* [Objective]: Would you transcribe the listing that follows, character for character, and omit its images?

─── Provided data ───

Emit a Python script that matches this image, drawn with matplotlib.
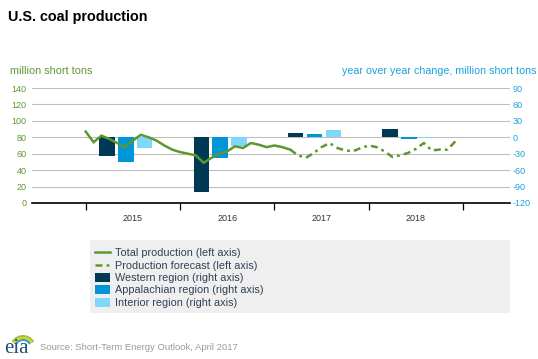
import numpy as np
import matplotlib
matplotlib.use('Agg')
import matplotlib.pyplot as plt
from matplotlib.lines import Line2D
from matplotlib.patches import Patch, Rectangle, Arc

plt.rcParams['font.family'] = ['Liberation Sans', 'DejaVu Sans']
plt.rcParams['lines.scale_dashes'] = False
plt.rcParams['axes.unicode_minus'] = False

green = '#5D9732'
blue_txt = '#1BA1DC'
c_west = '#003953'
c_app = '#0096D7'
c_int = '#7FD8FA'

# monthly total production, Jan 2015 - Mar 2017 (million short tons)
hist = [87, 74, 82, 78, 73, 68, 76, 83, 80, 76, 70, 65,
        62, 60, 58, 49, 55, 60, 63, 69, 67, 73, 71, 68,
        70, 68, 65]
# forecast, Mar 2017 - Dec 2018
fcst = [65, 58, 55, 61, 68, 73, 67, 64, 63, 67,
        70, 68, 63, 56, 58, 61, 66, 73, 64, 65, 65, 75]

years = [2015, 2016, 2017, 2018]
western = [-35, -99, 7, 16]
appalachian = [-46, -38, 6, -4]
interior = [-20, -16, 13, -1]

x_hist = 2015 + np.arange(len(hist)) / 12
x_fcst = 2017 + (2 + np.arange(len(fcst))) / 12

fig = plt.figure(figsize=(5.38, 3.59), dpi=100)
ax = fig.add_axes([32/538, 1-203/359, (510-32)/538, (203-88)/359])
bx = ax.twinx()

# bars on right axis
yr = np.array(years)
w = 0.165
bx.bar(yr + 0.225, western, w, color=c_west, zorder=2)
bx.bar(yr + 0.425, appalachian, w, color=c_app, zorder=2)
bx.bar(yr + 0.625, interior, w, color=c_int, zorder=2)
bx.set_ylim(-120, 90)
bx.set_yticks(np.arange(-120, 91, 30))

# lines on left axis, drawn above bars
ax.set_zorder(bx.get_zorder() + 1)
ax.patch.set_visible(False)
ax.plot(x_hist, hist, color=green, lw=1.8, solid_joinstyle='miter')
ax.plot(x_fcst, fcst, color=green, lw=1.8, dashes=(5, 3, 2, 3))
ax.set_ylim(0, 140)
ax.set_yticks(np.arange(0, 141, 20))
ax.set_xlim(2014.431, 2019.496)

for y in range(20, 141, 20):
    bx.axhline(y * 1.5 - 120, color='#BFBFBF', lw=0.8, zorder=0)
ax.axhline(0, color='black', lw=1.2, clip_on=False)

for a in (ax, bx):
    for s in a.spines.values():
        s.set_visible(False)

ax.set_xticks([2015, 2016, 2017, 2018, 2019])
ax.set_xticklabels([])
ax.set_xticks([y + 0.5 for y in years], minor=True)
ax.set_xticklabels([str(y) for y in years], minor=True)
ax.tick_params(axis='x', which='major', length=5, width=0.9, color='black', direction='out')
ax.tick_params(axis='x', which='minor', length=0, labelsize=6.5, pad=8, labelcolor='#333333')
ax.tick_params(axis='y', length=0, labelsize=6.5, labelcolor=green, pad=4)
bx.tick_params(axis='y', length=0, labelsize=6.5, labelcolor=blue_txt, pad=2)

# texts
fig.text(8/538, 1-17/359, 'U.S. coal production', fontsize=10.4, fontweight='bold',
         va='center', ha='left', color='black')
fig.text(10/538, 1-71/359, 'million short tons', fontsize=7.8, color=green, va='center')
fig.text(536/538, 1-71/359, 'year over year change, million short tons', fontsize=7.7,
         color=blue_txt, va='center', ha='right')
fig.text(40/538, 1-347/359, 'Source: Short-Term Energy Outlook, April 2017', fontsize=6.8,
         color='#9A9A9A', va='center')

# legend with gray panel
fig.patches.append(Rectangle((90/538, 1-313/359), (510-90)/538, (313-240)/359,
                             transform=fig.transFigure, facecolor='#EFEFEF',
                             edgecolor='none', zorder=0))
handles = [Line2D([], [], color=green, lw=1.8),
           Line2D([], [], color=green, lw=1.8, dashes=(5, 3, 2, 3)),
           Patch(facecolor=c_west), Patch(facecolor=c_app), Patch(facecolor=c_int)]
labels = ['Total production (left axis)', 'Production forecast (left axis)',
          'Western region (right axis)', 'Appalachian region (right axis)',
          'Interior region (right axis)']
leg = fig.legend(handles, labels, loc='upper left', bbox_to_anchor=(95/538, 1-248/359),
                 frameon=False, fontsize=7.8, handlelength=1.4, handleheight=0.9,
                 handletextpad=0.45, labelspacing=0.2, borderpad=0, borderaxespad=0)
for t in leg.get_texts():
    t.set_color('#2E4057')

# eia logo, axes laid out in pixel units
lg = fig.add_axes([0, 0, 40/538, 39/359])
lg.set_xlim(0, 40)
lg.set_ylim(0, 39)
lg.axis('off')
lg.text(4, 6, 'eia', family=['Liberation Serif', 'DejaVu Serif'], fontsize=15,
        color='#1F4E79', va='baseline')
for r, c in zip([12, 10, 8], ['#8DC63F', '#F2C500', '#1BA1DC']):
    lg.add_patch(Arc((23, 11), 2 * r, 2 * r, theta1=30, theta2=150, color=c, lw=1.4))

fig.savefig('out.png', dpi=100)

───

* [Complete response]:
Emit a Python script that matches this image, drawn with matplotlib.
import numpy as np
import matplotlib
matplotlib.use('Agg')
import matplotlib.pyplot as plt
from matplotlib.lines import Line2D
from matplotlib.patches import Patch, Rectangle, Arc

plt.rcParams['font.family'] = ['Liberation Sans', 'DejaVu Sans']
plt.rcParams['lines.scale_dashes'] = False
plt.rcParams['axes.unicode_minus'] = False

green = '#5D9732'
blue_txt = '#1BA1DC'
c_west = '#003953'
c_app = '#0096D7'
c_int = '#7FD8FA'

# monthly total production, Jan 2015 - Mar 2017 (million short tons)
hist = [87, 74, 82, 78, 73, 68, 76, 83, 80, 76, 70, 65,
        62, 60, 58, 49, 55, 60, 63, 69, 67, 73, 71, 68,
        70, 68, 65]
# forecast, Mar 2017 - Dec 2018
fcst = [65, 58, 55, 61, 68, 73, 67, 64, 63, 67,
        70, 68, 63, 56, 58, 61, 66, 73, 64, 65, 65, 75]

years = [2015, 2016, 2017, 2018]
western = [-35, -99, 7, 16]
appalachian = [-46, -38, 6, -4]
interior = [-20, -16, 13, -1]

x_hist = 2015 + np.arange(len(hist)) / 12
x_fcst = 2017 + (2 + np.arange(len(fcst))) / 12

fig = plt.figure(figsize=(5.38, 3.59), dpi=100)
ax = fig.add_axes([32/538, 1-203/359, (510-32)/538, (203-88)/359])
bx = ax.twinx()

# bars on right axis
yr = np.array(years)
w = 0.165
bx.bar(yr + 0.225, western, w, color=c_west, zorder=2)
bx.bar(yr + 0.425, appalachian, w, color=c_app, zorder=2)
bx.bar(yr + 0.625, interior, w, color=c_int, zorder=2)
bx.set_ylim(-120, 90)
bx.set_yticks(np.arange(-120, 91, 30))

# lines on left axis, drawn above bars
ax.set_zorder(bx.get_zorder() + 1)
ax.patch.set_visible(False)
ax.plot(x_hist, hist, color=green, lw=1.8, solid_joinstyle='miter')
ax.plot(x_fcst, fcst, color=green, lw=1.8, dashes=(5, 3, 2, 3))
ax.set_ylim(0, 140)
ax.set_yticks(np.arange(0, 141, 20))
ax.set_xlim(2014.431, 2019.496)

for y in range(20, 141, 20):
    bx.axhline(y * 1.5 - 120, color='#BFBFBF', lw=0.8, zorder=0)
ax.axhline(0, color='black', lw=1.2, clip_on=False)

for a in (ax, bx):
    for s in a.spines.values():
        s.set_visible(False)

ax.set_xticks([2015, 2016, 2017, 2018, 2019])
ax.set_xticklabels([])
ax.set_xticks([y + 0.5 for y in years], minor=True)
ax.set_xticklabels([str(y) for y in years], minor=True)
ax.tick_params(axis='x', which='major', length=5, width=0.9, color='black', direction='out')
ax.tick_params(axis='x', which='minor', length=0, labelsize=6.5, pad=8, labelcolor='#333333')
ax.tick_params(axis='y', length=0, labelsize=6.5, labelcolor=green, pad=4)
bx.tick_params(axis='y', length=0, labelsize=6.5, labelcolor=blue_txt, pad=2)

# texts
fig.text(8/538, 1-17/359, 'U.S. coal production', fontsize=10.4, fontweight='bold',
         va='center', ha='left', color='black')
fig.text(10/538, 1-71/359, 'million short tons', fontsize=7.8, color=green, va='center')
fig.text(536/538, 1-71/359, 'year over year change, million short tons', fontsize=7.7,
         color=blue_txt, va='center', ha='right')
fig.text(40/538, 1-347/359, 'Source: Short-Term Energy Outlook, April 2017', fontsize=6.8,
         color='#9A9A9A', va='center')

# legend with gray panel
fig.patches.append(Rectangle((90/538, 1-313/359), (510-90)/538, (313-240)/359,
                             transform=fig.transFigure, facecolor='#EFEFEF',
                             edgecolor='none', zorder=0))
handles = [Line2D([], [], color=green, lw=1.8),
           Line2D([], [], color=green, lw=1.8, dashes=(5, 3, 2, 3)),
           Patch(facecolor=c_west), Patch(facecolor=c_app), Patch(facecolor=c_int)]
labels = ['Total production (left axis)', 'Production forecast (left axis)',
          'Western region (right axis)', 'Appalachian region (right axis)',
          'Interior region (right axis)']
leg = fig.legend(handles, labels, loc='upper left', bbox_to_anchor=(95/538, 1-248/359),
                 frameon=False, fontsize=7.8, handlelength=1.4, handleheight=0.9,
                 handletextpad=0.45, labelspacing=0.2, borderpad=0, borderaxespad=0)
for t in leg.get_texts():
    t.set_color('#2E4057')

# eia logo, axes laid out in pixel units
lg = fig.add_axes([0, 0, 40/538, 39/359])
lg.set_xlim(0, 40)
lg.set_ylim(0, 39)
lg.axis('off')
lg.text(4, 6, 'eia', family=['Liberation Serif', 'DejaVu Serif'], fontsize=15,
        color='#1F4E79', va='baseline')
for r, c in zip([12, 10, 8], ['#8DC63F', '#F2C500', '#1BA1DC']):
    lg.add_patch(Arc((23, 11), 2 * r, 2 * r, theta1=30, theta2=150, color=c, lw=1.4))

fig.savefig('out.png', dpi=100)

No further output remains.